EXERCISE TASK. Write the data out again exactly, with no pictures.

PROVIDED DATA.
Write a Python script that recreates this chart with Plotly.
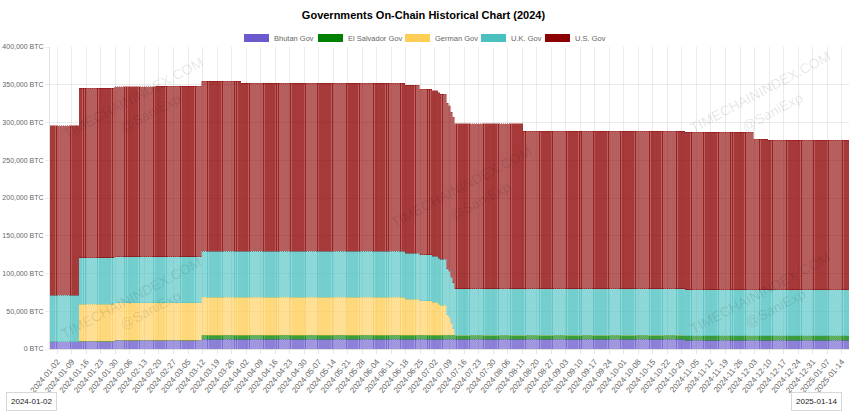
import pandas as pd
import plotly.graph_objects as go

# ---------------- data (step-wise holdings in BTC) ----------------
seg_start = ["2023-12-30", "2024-01-13", "2024-01-30", "2024-02-19", "2024-03-12",
             "2024-03-31", "2024-06-18", "2024-06-25", "2024-07-01", "2024-07-04",
             "2024-07-05", "2024-07-08", "2024-07-09", "2024-07-10", "2024-07-11",
             "2024-07-12", "2024-08-14", "2024-10-31", "2024-12-03", "2024-12-10"]
last_day = "2025-01-17"

bhutan      = [9700, 10500, 11900, 11900, 12800, 12800, 12800, 12800, 12800, 12800,
               12800, 12800, 12800, 12800, 12800, 12800, 12800, 11900, 11900, 11900]
el_salvador = [0, 0, 0, 0, 5700, 5700, 5700, 5700, 5700, 5700,
               5700, 5700, 5700, 5700, 5700, 5700, 5700, 5700, 5700, 5700]
german      = [0, 49000, 49400, 49400, 50000, 50000, 47300, 45500, 43500, 41000,
               39200, 26900, 23400, 15400, 8400, 0, 0, 0, 0, 0]
uk          = [61300, 61300, 60700, 60700, 61000, 61000, 61000, 61000, 61000, 61000,
               61000, 61000, 61000, 61000, 61000, 61000, 61000, 61000, 61000, 61000]
us          = [224500, 224500, 225300, 226000, 225000, 222500, 222500, 219000, 219000, 219000,
               219000, 219000, 219000, 219000, 219000, 219000, 208800, 208800, 199100, 198200]

series_names = ["Bhutan Gov", "El Salvador Gov", "German Gov", "U.K. Gov", "U.S. Gov"]
series_vals = [bhutan, el_salvador, german, uk, us]
series_colors = ["106,90,205", "0,128,0", "255,205,86", "75,192,192", "139,0,0"]

title_text = "Governments On-Chain Historical Chart (2024)"
range_start_label = "2024-01-02"
range_end_label = "2025-01-14"

# ---------------- expand step segments to daily bars ----------------
days = pd.date_range(seg_start[0], last_day, freq="D")
starts = pd.DatetimeIndex(pd.to_datetime(seg_start))
pos = starts.searchsorted(days, side="right") - 1

FONT = "Liberation Sans, Arial, Helvetica, sans-serif"

fig = go.Figure()
for name, vals, col in zip(series_names, series_vals, series_colors):
    fig.add_trace(go.Bar(
        x=days, y=[vals[p] for p in pos], name=name,
        marker=dict(color=f"rgba({col},0.62)",
                    line=dict(color=f"rgba({col},1)", width=0.4)),
        showlegend=False,
    ))

# plot area in pixels
L, R, T, B = 50, 849, 47, 349
W, H = 860, 413


def px(x):
    return (x - L) / (R - L)


def py(y):
    return (B - y) / (B - T)


annotations = []
shapes = []

# manual legend
leg_rects = [244, 318, 405, 481, 545]
for name, col, x0 in zip(series_names, series_colors, leg_rects):
    shapes.append(dict(type="rect", xref="paper", yref="paper",
                       x0=px(x0), x1=px(x0 + 25), y0=py(42), y1=py(34),
                       fillcolor=f"rgb({col})", line=dict(width=0)))
    annotations.append(dict(xref="paper", yref="paper", x=px(x0 + 28), y=py(38.5),
                            xanchor="left", yanchor="middle", showarrow=False,
                            text=name, font=dict(family=FONT, size=7.5, color="#666")))

# watermarks
wm = [(133, 98, 150, 113), (131, 298, 150, 310), (461, 187, 480, 201),
      (760, 92, 772, 112), (760, 293, 775, 308)]
for x1, y1, x2, y2 in wm:
    annotations.append(dict(xref="paper", yref="paper", x=px(x1), y=py(y1),
                            xanchor="center", yanchor="middle", showarrow=False,
                            text="TIMECHAININDEX.COM", textangle=-28,
                            font=dict(family=FONT, size=14, color="rgba(0,0,0,0.11)")))
    annotations.append(dict(xref="paper", yref="paper", x=px(x2), y=py(y2),
                            xanchor="center", yanchor="middle", showarrow=False,
                            text="@SaniExp", textangle=-28,
                            font=dict(family=FONT, size=14, color="rgba(0,0,0,0.11)")))

# range labels at bottom
for lab, cx, cy in [(range_start_label, 31, 402), (range_end_label, 816, 401.5)]:
    annotations.append(dict(xref="paper", yref="paper", x=px(cx), y=py(cy),
                            xanchor="center", yanchor="middle", showarrow=False,
                            text=lab, bgcolor="white", bordercolor="#d8d8d8",
                            borderwidth=1, borderpad=4,
                            font=dict(family=FONT, size=8, color="#222")))

fig.update_layout(
    width=W, height=H,
    margin=dict(l=L, r=W - R, t=T, b=H - B, pad=0),
    paper_bgcolor="white", plot_bgcolor="white",
    barmode="stack", bargap=0.2,
    title=dict(text=f"<b>{title_text}</b>", x=423.5 / W, xanchor="center",
               y=1 - 15.5 / H, yanchor="middle",
               font=dict(family=FONT, size=11, color="#000")),
    xaxis=dict(type="date", range=["2023-12-29 12:00", "2025-01-17 12:00"],
               tick0="2024-01-02", dtick=7 * 86400000, tickformat="%Y-%m-%d",
               tickangle=-50, tickfont=dict(family=FONT, size=8, color="#666"),
               showgrid=True, gridcolor="rgba(0,0,0,0.08)", gridwidth=1,
               ticks="outside", ticklen=4, tickcolor="rgba(0,0,0,0.1)",
               showline=True, linecolor="rgba(0,0,0,0.12)", linewidth=1,
               automargin=False, fixedrange=True),
    yaxis=dict(range=[0, 400000], dtick=50000, tickformat=",d", ticksuffix=" BTC",
               tickfont=dict(family=FONT, size=7, color="#666"),
               showgrid=True, gridcolor="rgba(0,0,0,0.08)", gridwidth=1,
               ticks="outside", ticklen=4, tickcolor="rgba(0,0,0,0.08)",
               showline=True, linecolor="rgba(0,0,0,0.12)", linewidth=1,
               zeroline=False, automargin=False, fixedrange=True),
    annotations=annotations, shapes=shapes,
    showlegend=False,
)

fig.write_html("out.html")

TASK RESPONSE.
Write a Python script that recreates this chart with Plotly.
import pandas as pd
import plotly.graph_objects as go

# ---------------- data (step-wise holdings in BTC) ----------------
seg_start = ["2023-12-30", "2024-01-13", "2024-01-30", "2024-02-19", "2024-03-12",
             "2024-03-31", "2024-06-18", "2024-06-25", "2024-07-01", "2024-07-04",
             "2024-07-05", "2024-07-08", "2024-07-09", "2024-07-10", "2024-07-11",
             "2024-07-12", "2024-08-14", "2024-10-31", "2024-12-03", "2024-12-10"]
last_day = "2025-01-17"

bhutan      = [9700, 10500, 11900, 11900, 12800, 12800, 12800, 12800, 12800, 12800,
               12800, 12800, 12800, 12800, 12800, 12800, 12800, 11900, 11900, 11900]
el_salvador = [0, 0, 0, 0, 5700, 5700, 5700, 5700, 5700, 5700,
               5700, 5700, 5700, 5700, 5700, 5700, 5700, 5700, 5700, 5700]
german      = [0, 49000, 49400, 49400, 50000, 50000, 47300, 45500, 43500, 41000,
               39200, 26900, 23400, 15400, 8400, 0, 0, 0, 0, 0]
uk          = [61300, 61300, 60700, 60700, 61000, 61000, 61000, 61000, 61000, 61000,
               61000, 61000, 61000, 61000, 61000, 61000, 61000, 61000, 61000, 61000]
us          = [224500, 224500, 225300, 226000, 225000, 222500, 222500, 219000, 219000, 219000,
               219000, 219000, 219000, 219000, 219000, 219000, 208800, 208800, 199100, 198200]

series_names = ["Bhutan Gov", "El Salvador Gov", "German Gov", "U.K. Gov", "U.S. Gov"]
series_vals = [bhutan, el_salvador, german, uk, us]
series_colors = ["106,90,205", "0,128,0", "255,205,86", "75,192,192", "139,0,0"]

title_text = "Governments On-Chain Historical Chart (2024)"
range_start_label = "2024-01-02"
range_end_label = "2025-01-14"

# ---------------- expand step segments to daily bars ----------------
days = pd.date_range(seg_start[0], last_day, freq="D")
starts = pd.DatetimeIndex(pd.to_datetime(seg_start))
pos = starts.searchsorted(days, side="right") - 1

FONT = "Liberation Sans, Arial, Helvetica, sans-serif"

fig = go.Figure()
for name, vals, col in zip(series_names, series_vals, series_colors):
    fig.add_trace(go.Bar(
        x=days, y=[vals[p] for p in pos], name=name,
        marker=dict(color=f"rgba({col},0.62)",
                    line=dict(color=f"rgba({col},1)", width=0.4)),
        showlegend=False,
    ))

# plot area in pixels
L, R, T, B = 50, 849, 47, 349
W, H = 860, 413


def px(x):
    return (x - L) / (R - L)


def py(y):
    return (B - y) / (B - T)


annotations = []
shapes = []

# manual legend
leg_rects = [244, 318, 405, 481, 545]
for name, col, x0 in zip(series_names, series_colors, leg_rects):
    shapes.append(dict(type="rect", xref="paper", yref="paper",
                       x0=px(x0), x1=px(x0 + 25), y0=py(42), y1=py(34),
                       fillcolor=f"rgb({col})", line=dict(width=0)))
    annotations.append(dict(xref="paper", yref="paper", x=px(x0 + 28), y=py(38.5),
                            xanchor="left", yanchor="middle", showarrow=False,
                            text=name, font=dict(family=FONT, size=7.5, color="#666")))

# watermarks
wm = [(133, 98, 150, 113), (131, 298, 150, 310), (461, 187, 480, 201),
      (760, 92, 772, 112), (760, 293, 775, 308)]
for x1, y1, x2, y2 in wm:
    annotations.append(dict(xref="paper", yref="paper", x=px(x1), y=py(y1),
                            xanchor="center", yanchor="middle", showarrow=False,
                            text="TIMECHAININDEX.COM", textangle=-28,
                            font=dict(family=FONT, size=14, color="rgba(0,0,0,0.11)")))
    annotations.append(dict(xref="paper", yref="paper", x=px(x2), y=py(y2),
                            xanchor="center", yanchor="middle", showarrow=False,
                            text="@SaniExp", textangle=-28,
                            font=dict(family=FONT, size=14, color="rgba(0,0,0,0.11)")))

# range labels at bottom
for lab, cx, cy in [(range_start_label, 31, 402), (range_end_label, 816, 401.5)]:
    annotations.append(dict(xref="paper", yref="paper", x=px(cx), y=py(cy),
                            xanchor="center", yanchor="middle", showarrow=False,
                            text=lab, bgcolor="white", bordercolor="#d8d8d8",
                            borderwidth=1, borderpad=4,
                            font=dict(family=FONT, size=8, color="#222")))

fig.update_layout(
    width=W, height=H,
    margin=dict(l=L, r=W - R, t=T, b=H - B, pad=0),
    paper_bgcolor="white", plot_bgcolor="white",
    barmode="stack", bargap=0.2,
    title=dict(text=f"<b>{title_text}</b>", x=423.5 / W, xanchor="center",
               y=1 - 15.5 / H, yanchor="middle",
               font=dict(family=FONT, size=11, color="#000")),
    xaxis=dict(type="date", range=["2023-12-29 12:00", "2025-01-17 12:00"],
               tick0="2024-01-02", dtick=7 * 86400000, tickformat="%Y-%m-%d",
               tickangle=-50, tickfont=dict(family=FONT, size=8, color="#666"),
               showgrid=True, gridcolor="rgba(0,0,0,0.08)", gridwidth=1,
               ticks="outside", ticklen=4, tickcolor="rgba(0,0,0,0.1)",
               showline=True, linecolor="rgba(0,0,0,0.12)", linewidth=1,
               automargin=False, fixedrange=True),
    yaxis=dict(range=[0, 400000], dtick=50000, tickformat=",d", ticksuffix=" BTC",
               tickfont=dict(family=FONT, size=7, color="#666"),
               showgrid=True, gridcolor="rgba(0,0,0,0.08)", gridwidth=1,
               ticks="outside", ticklen=4, tickcolor="rgba(0,0,0,0.08)",
               showline=True, linecolor="rgba(0,0,0,0.12)", linewidth=1,
               zeroline=False, automargin=False, fixedrange=True),
    annotations=annotations, shapes=shapes,
    showlegend=False,
)

fig.write_html("out.html")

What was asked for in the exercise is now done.